Alice from an interview given to Sky.it, March 30, 2009
Six years after her last "Viaggio In Italia", Alice has broken her discographic silence by finally releasing the live album that was missing from her discography. Thirty years of career that had never seen a release of live material, she came close in '87 but then chose to make "Elisir"; "Lungo la strada live" features the concert held by Carla Bissi in the basilica of San Marco in Milan in 2006 alongside her trusted collaborators Steve Jansen, Alberto Tafuri, and Marco Pancaldi.

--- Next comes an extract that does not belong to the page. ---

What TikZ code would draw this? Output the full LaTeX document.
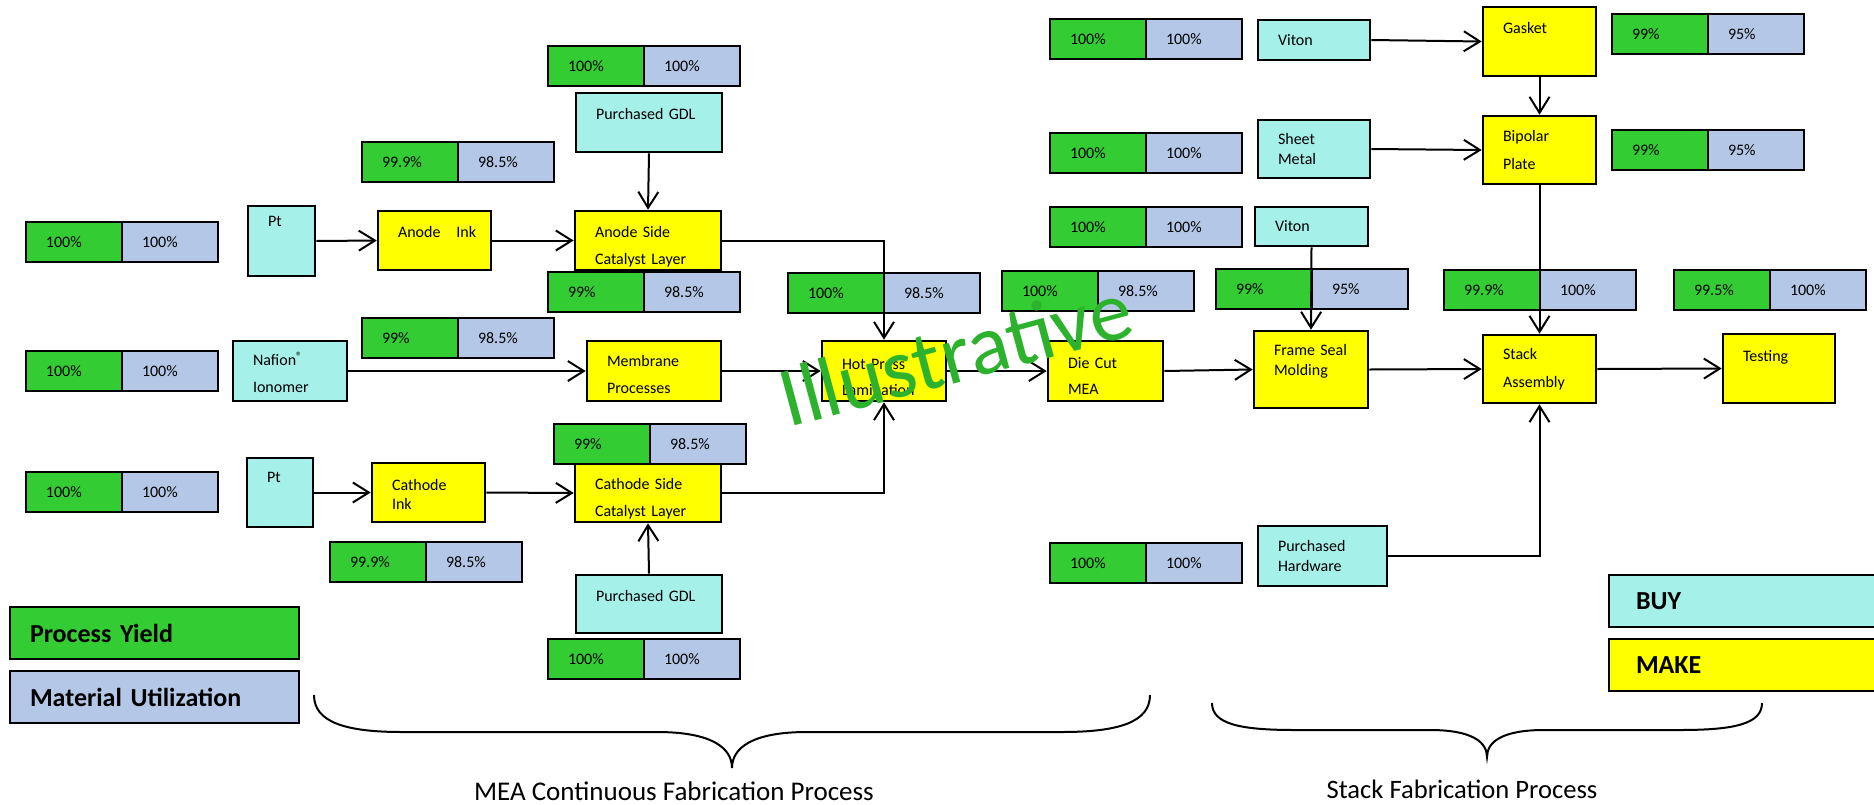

The work organically fits into the artist's production of the last decade and completes it, a search for themes common to contemporary reality such as love and faith explored in music and poetry. The theme of the inner journey is resumed and brought to completion as a necessary step in the artistic life of this talent who has suffered from the commercial and frantic mechanisms imposed by record companies. The journey begun with the release of "Capo Nord" in '80 finds its continuity as Alice maintains, it is right to see her production as a natural emanation arising at particular moments of her life, from the initial turmoil that gave way to a more intimate and hermetic soul in search of her own space in the world. The concert is not integral, twelve tracks to ensure the maintenance of an emotion without getting lost, those who have attended an Alice concert in recent years know that it is an almost mystical, spiritual experience and the natural backdrop for her art is now the silence and meditation of a church. The tracks presented all follow this common thread, the opening with "Gli ultimi fuochi", Pasolini's "Febbraio", the more cosmic and profound Battiato of "La cura", the more personal Alice with "Dammi la mano amore" and the splendid "Il contatto".
The piano dominates, the rarefied sounds of keyboards and the light rhythmic embellishments by Jansen support the intense voice of Alice, a live recording that is deeply felt and carefully detailed, which is hoped to mark the resumption of her musical journey.